In practical terms, the Commission’s short-term objective is to prepare draft legislative texts that translate into juridical form the proposals that emerged during the synodal process, particularly those enumerated in the 2023 Synthesis Report and the 2024 Final Document of the XVI Ordinary General Assembly of the Synod of Bishops. It will also take into account conclusions reached by Study Group 1, one of ten groups established by Pope Francis in 2024 following the first session of the Assembly. Study Group 1 has focused specifically on certain aspects of the relationship between the Eastern Catholic Churches and the Latin Church, and its two-day working session immediately preceded the Commission’s first meeting.

Coordination of the Commission’s work has been entrusted to Archbishop Juan Ignacio Arrieta Ochoa de Chinchetru, Secretary of the Dicastery for Legislative Texts, the curial body responsible, among other duties, for updating the current Eastern canonical legislation. This institutional link underscores that the reform effort is not an abstract academic exercise but part of the Church’s formal legislative process.

The composition of the Commission reflects both technical expertise and interdicasterial collaboration. Members have been selected primarily from among Eastern-rite consultors of the Dicastery for Legislative Texts and the Dicastery for the Eastern Churches. Among them are Corepiscopus John D. Faris of the Maronite Church in the United States; Professor Pablo Gefaell Chamochin of the Pontifical University of the Holy Cross; Professor Astrid Kaptijn of the University of Fribourg, who also serves as a consultor to the Dicastery for the Eastern Churches; Father Sunny Thomas Kokkaravalayil, S.J., pro-dean of the Faculty of Eastern Canon Law at the Pontifical Oriental Institute; Father Lorenzo Lorusso, O.P., of the Pontifical Gregorian University; Professor Péter Szabó of the Catholic University of Budapest; and Archbishop Cyril Vasiľ, S.J., of Košice for Byzantine-rite Catholics in Slovakia.

Cardinal Grech has framed the initiative explicitly within the “synodal spirit” that is to characterize this implementation phase. He has invited the Eastern Churches sui iuris, episcopal conferences, Catholic universities, ecclesial institutions and interested individuals to submit contributions to the General Secretariat of the Synod by 15 April 2026. The deadline is not incidental. It establishes a concrete horizon for consultation, reinforcing the claim that synodality is not confined to episcopal assemblies but extends to the broader People of God.

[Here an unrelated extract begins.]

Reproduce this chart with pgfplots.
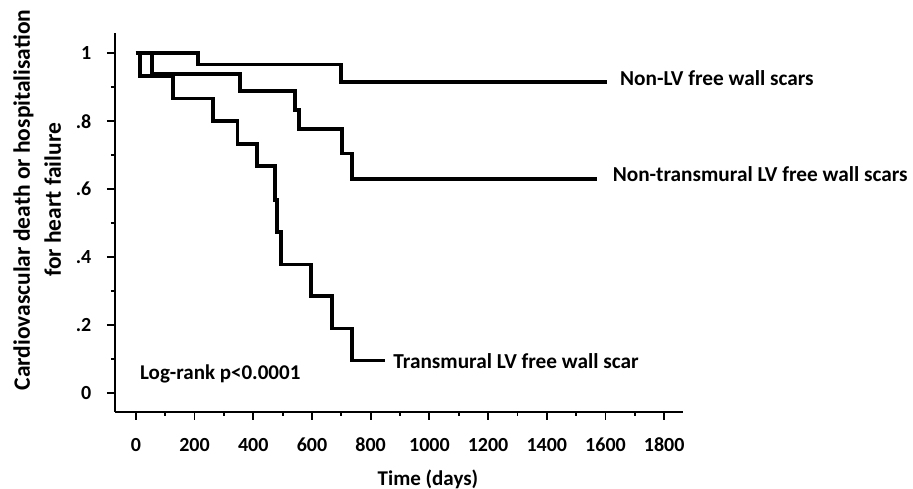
\documentclass[border=0pt]{standalone}
\usepackage{fontspec}
\setmainfont{Carlito}
\usepackage{pgfplots}
\pgfplotsset{compat=1.18}
\begin{document}
\begin{tikzpicture}
\path[use as bounding box] (0,0) rectangle (913pt,489pt);
\begin{axis}[
  at={(115pt,77.3pt)}, anchor=south west,
  scale only axis, width=568pt, height=378.7pt,
  xmin=-71, xmax=1864, ymin=-0.056, ymax=1.06,
  axis x line*=bottom, axis y line*=left,
  axis line style={line width=2pt, -},
  every tick/.style={line width=1.8pt, black},
  tick align=outside,
  major tick length=8pt, minor tick length=4pt,
  xtick={0,200,...,1800}, minor x tick num=1,
  ytick={0,0.2,0.4,0.6,0.8,1}, yticklabels={0,.2,.4,.6,.8,1},
  minor y tick num=1,
  /pgf/number format/assume math mode=true,
  /pgf/number format/1000 sep={},
  ticklabel style={font=\bfseries\fontsize{20}{24}\selectfont, inner sep=0pt},
  xticklabel style={anchor=north, yshift=-18pt},
  yticklabel style={anchor=east, xshift=-15.5pt},
  xlabel={Time (days)},
  xlabel style={font=\bfseries\fontsize{21}{25}\selectfont, at={(axis description cs:0.551,-0.1936)}, anchor=base, inner sep=0pt},
  ylabel={Cardiovascular death or hospitalisation\\for heart failure},
  ylabel style={font=\bfseries\fontsize{23.5}{31}\selectfont, align=center, at={(axis description cs:-0.137,0.559)}, anchor=center, inner sep=0pt},
  clip=false,
]
% Non-LV free wall scars
\addplot[const plot, line width=3.8pt, black] coordinates {
 (0,1) (213,0.967) (698,0.915) (1604,0.915)};
% Non-transmural LV free wall scars
\addplot[const plot, line width=3.8pt, black] coordinates {
 (0,1) (56,0.940) (355,0.889) (542,0.833) (556,0.776) (703,0.705) (737,0.630) (1570,0.630)};
% Transmural LV free wall scar
\addplot[const plot, line width=3.8pt, black] coordinates {
 (0,1) (14,0.933) (127,0.867) (262,0.800) (346,0.733) (412,0.667) (474,0.567) (480,0.473) (495,0.378) (596,0.284) (669,0.189) (737,0.095) (849,0.095)};
\node[anchor=base west, inner sep=0pt, font=\bfseries\fontsize{21.3}{25}\selectfont] at (axis cs:1649,0.904) {Non-LV free wall scars};
\node[anchor=base west, inner sep=0pt, font=\bfseries\fontsize{21.3}{25}\selectfont] at (axis cs:1624,0.621) {Non-transmural LV free wall scars};
\node[anchor=base west, inner sep=0pt, font=\bfseries\fontsize{21.3}{25}\selectfont] at (axis cs:877,0.072) {Transmural LV free wall scar};
\node[anchor=base west, inner sep=0pt, font=\bfseries\fontsize{21}{25}\selectfont] at (axis cs:14,0.040) {Log-rank p<0.0001};
\end{axis}
\end{tikzpicture}
\end{document}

For readers less familiar with Eastern canon law, it is worth recalling that the CCEO, promulgated in 1990, governs the internal life of 23 Eastern Catholic Churches. While in full communion with the Bishop of Rome, these Churches maintain distinct canonical traditions shaped by centuries of theological and cultural development in the Christian East. Any revision, therefore, must balance two imperatives: fidelity to their particular identity and coherence within the universal communion of the Catholic Church.

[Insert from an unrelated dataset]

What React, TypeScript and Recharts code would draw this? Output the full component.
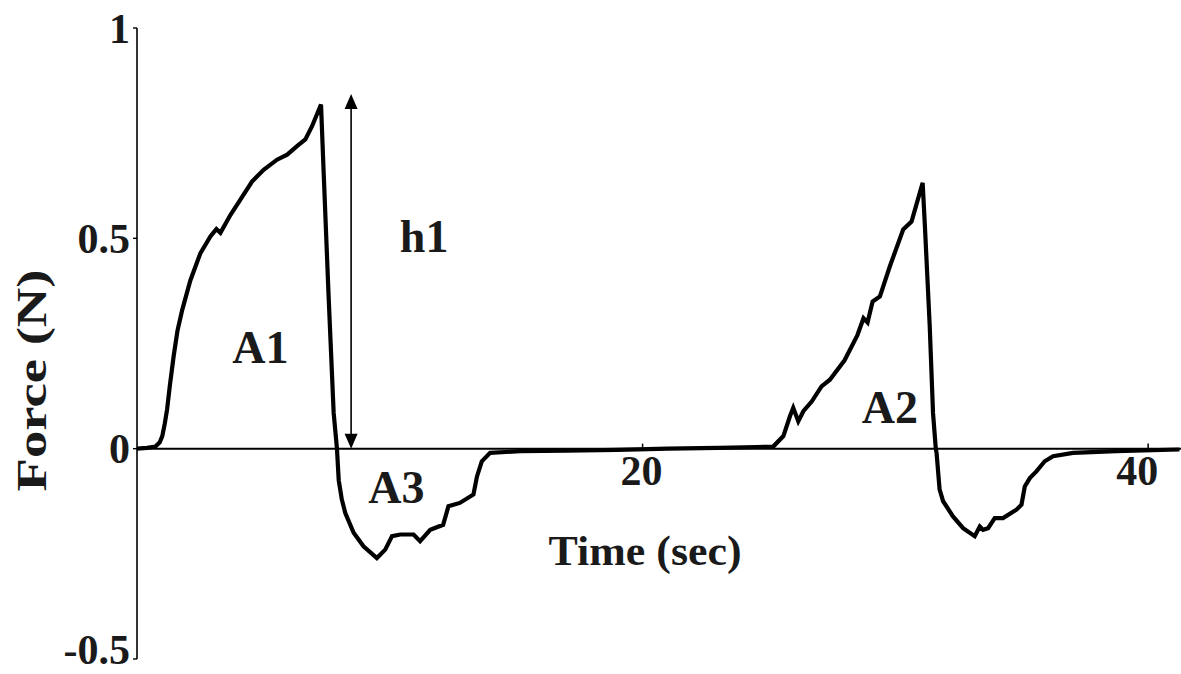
import { Line, LineChart, ReferenceDot, ReferenceLine, XAxis, YAxis } from "recharts";

const TIME = [
  0, 0.4, 0.73, 0.9, 1.0, 1.1, 1.19, 1.3, 1.45, 1.6, 1.79, 2.11, 2.51, 2.91, 3.14, 3.3, 3.7,
  4.09, 4.55, 5.01, 5.54, 5.94, 6.33, 6.66, 6.92, 7.28, 7.38, 7.58, 7.78, 7.91, 7.98, 8.1,
  8.24, 8.57, 8.96, 9.49, 9.82, 10.09, 10.42, 10.94, 11.2, 11.6, 12.11, 12.32, 12.77, 13.31,
  13.45, 13.64, 13.97, 15.16, 17.0, 19.0, 21.0, 23.0, 24.5, 25.17, 25.57, 25.83, 25.96, 26.16,
  26.36, 26.69, 27.08, 27.41, 27.99, 28.5, 28.74, 28.9, 29.1, 29.39, 29.78, 30.31, 30.64,
  31.08, 31.17, 31.36, 31.49, 31.6, 31.63, 31.75, 31.89, 32.28, 32.68, 33.14, 33.34, 33.47,
  33.67, 33.93, 34.26, 34.79, 34.99, 35.12, 35.32, 35.58, 35.91, 36.24, 37.03, 38.74, 41.24,
];
const FORCE = [
  0, 0.002, 0.005, 0.015, 0.03, 0.06, 0.093, 0.15, 0.22, 0.28, 0.33, 0.4, 0.465, 0.505, 0.522,
  0.513, 0.556, 0.592, 0.635, 0.663, 0.687, 0.699, 0.719, 0.735, 0.766, 0.818, 0.663, 0.362,
  0.085, 0, -0.075, -0.12, -0.153, -0.2, -0.232, -0.26, -0.24, -0.208, -0.204, -0.204, -0.22,
  -0.193, -0.181, -0.137, -0.129, -0.109, -0.066, -0.03, -0.01, -0.006, -0.005, -0.003, 0,
  0.002, 0.004, 0.005, 0.03, 0.077, 0.097, 0.065, 0.089, 0.112, 0.148, 0.164, 0.21, 0.27, 0.31,
  0.3, 0.35, 0.362, 0.433, 0.521, 0.54, 0.632, 0.528, 0.291, 0.085, 0, -0.01, -0.097, -0.125,
  -0.161, -0.189, -0.208, -0.185, -0.193, -0.189, -0.165, -0.165, -0.145, -0.133, -0.09, -0.07,
  -0.054, -0.03, -0.018, -0.01, -0.006, -0.002,
];

const Y_TICKS = [-0.5, 0, 0.5, 1];
const X_TICKS = [20, 40];

// text annotations placed in data coordinates
const NOTE_TEXT = ["h1", "A1", "A3", "A2"];
const NOTE_T = [11.36, 4.88, 10.26, 29.78];
const NOTE_F = [0.505, 0.242, -0.09, 0.1];

const XLABEL_T = 20.1;
const XLABEL_F = -0.24;

// h1 double arrow
const H1_T = 8.47;
const H1_RANGE = [0, 0.843];

const data = TIME.map((t, i) => ({ t, force: FORCE[i] }));

const FONT = "'Liberation Serif', 'DejaVu Serif', 'Times New Roman', serif";
const INK = "#1a1a1a";

const DoubleArrow = (props: any) => {
  const { x1, y1, x2, y2 } = props;
  const top = Math.min(y1, y2);
  const bottom = Math.max(y1, y2);
  const x = x1;
  return (
    <g>
      <line x1={x} y1={top + 10} x2={x2} y2={bottom - 10} stroke="#000" strokeWidth={1.6} />
      <polygon points={`${x},${top} ${x - 6.5},${top + 15} ${x + 6.5},${top + 15}`} fill="#000" />
      <polygon
        points={`${x},${bottom} ${x - 6.5},${bottom - 15} ${x + 6.5},${bottom - 15}`}
        fill="#000"
      />
    </g>
  );
};

const YTick = (props: any) => {
  const { x, y, payload } = props;
  // the lowest label sits at the frame edge; nudge it up so it stays inside
  const lift = payload.value === Y_TICKS[0] ? -10 : 0;
  return (
    <text
      x={x}
      y={y + lift}
      dy="0.35em"
      textAnchor="end"
      fontFamily={FONT}
      fontWeight={700}
      fontSize={42}
      fill={INK}
    >
      {payload.value}
    </text>
  );
};

const noteLabel = (text: string, size: number, len?: number) => (props: any) => {
  const { viewBox } = props;
  return (
    <text
      x={viewBox.x}
      y={viewBox.y}
      dy="0.35em"
      textAnchor="middle"
      fontFamily={FONT}
      fontWeight={700}
      fontSize={size}
      fill={INK}
      textLength={len}
      lengthAdjust={len ? "spacingAndGlyphs" : undefined}
    >
      {text}
    </text>
  );
};

const xTickLabel = (value: number) => (props: any) => {
  const { viewBox } = props;
  const shift = value === 40 ? -11 : -1;
  return (
    <text
      x={viewBox.x + shift}
      y={viewBox.y + viewBox.height + 36}
      textAnchor="middle"
      fontFamily={FONT}
      fontWeight={700}
      fontSize={42}
      fill={INK}
    >
      {value}
    </text>
  );
};

const forceLabel = (props: any) => {
  const { viewBox } = props;
  const cx = viewBox.x + 31;
  const cy = viewBox.y + viewBox.height / 2 + 37;
  return (
    <text
      x={cx}
      y={cy}
      dy="0.35em"
      transform={`rotate(-90, ${cx}, ${cy})`}
      textAnchor="middle"
      fontFamily={FONT}
      fontWeight={700}
      fontSize={42}
      fill={INK}
      textLength={222}
      lengthAdjust="spacingAndGlyphs"
    >
      Force (N)
    </text>
  );
};

export default function App() {
  return (
    <div style={{ position: "absolute", left: 0, top: 0, background: "#fff" }}>
      <LineChart
        width={1181}
        height={674}
        data={data}
        margin={{ top: 28, right: 0, bottom: 15, left: 0 }}
      >
        <XAxis dataKey="t" type="number" domain={[0, 41.3]} hide allowDataOverflow />
        <YAxis
          type="number"
          domain={[-0.5, 1]}
          ticks={Y_TICKS}
          interval={0}
          width={137}
          axisLine={{ stroke: "#000", strokeWidth: 1.6 }}
          tickLine={{ stroke: "#000", strokeWidth: 1.4 }}
          tickSize={4}
          tickMargin={3}
          tick={<YTick />}
          label={{ content: forceLabel }}
        />
        <ReferenceLine y={0} stroke="#000" strokeWidth={2} />
        {X_TICKS.map((v) => (
          <ReferenceLine
            key={v}
            segment={[
              { x: v, y: 0 },
              { x: v, y: 0.012 },
            ]}
            stroke="#000"
            strokeWidth={1.5}
            label={{ content: xTickLabel(v) }}
          />
        ))}
        <ReferenceLine
          segment={[
            { x: H1_T, y: H1_RANGE[0] },
            { x: H1_T, y: H1_RANGE[1] },
          ]}
          shape={DoubleArrow}
        />
        {NOTE_TEXT.map((txt, i) => (
          <ReferenceDot
            key={txt}
            x={NOTE_T[i]}
            y={NOTE_F[i]}
            r={0}
            fill="none"
            stroke="none"
            label={{ content: noteLabel(txt, 46) }}
          />
        ))}
        <ReferenceDot
          x={XLABEL_T}
          y={XLABEL_F}
          r={0}
          fill="none"
          stroke="none"
          label={{ content: noteLabel("Time (sec)", 43, 193) }}
        />
        <Line
          type="linear"
          dataKey="force"
          stroke="#000"
          strokeWidth={4.2}
          dot={false}
          isAnimationActive={false}
        />
      </LineChart>
    </div>
  );
}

The fact that the Vatican has deemed it “opportune” to create a dedicated Commission for the Eastern Code, rather than subsuming the matter under the broader Latin reform effort, signals an awareness of that specificity. It also reflects a theological conviction increasingly emphasized during the synodal process: unity does not require uniformity.

Whether the forthcoming drafts will significantly reshape the distribution of competencies, the functioning of synodal structures within the Eastern Churches, or the modalities of interaction with the Apostolic See remains to be seen. What is clear is that the Church’s experiment in synodality is now entering the demanding terrain of legal codification. The rhetoric of listening is giving way to the discipline of legislative drafting — a test that will reveal how deeply the synodal vision can be inscribed into the Church’s normative framework.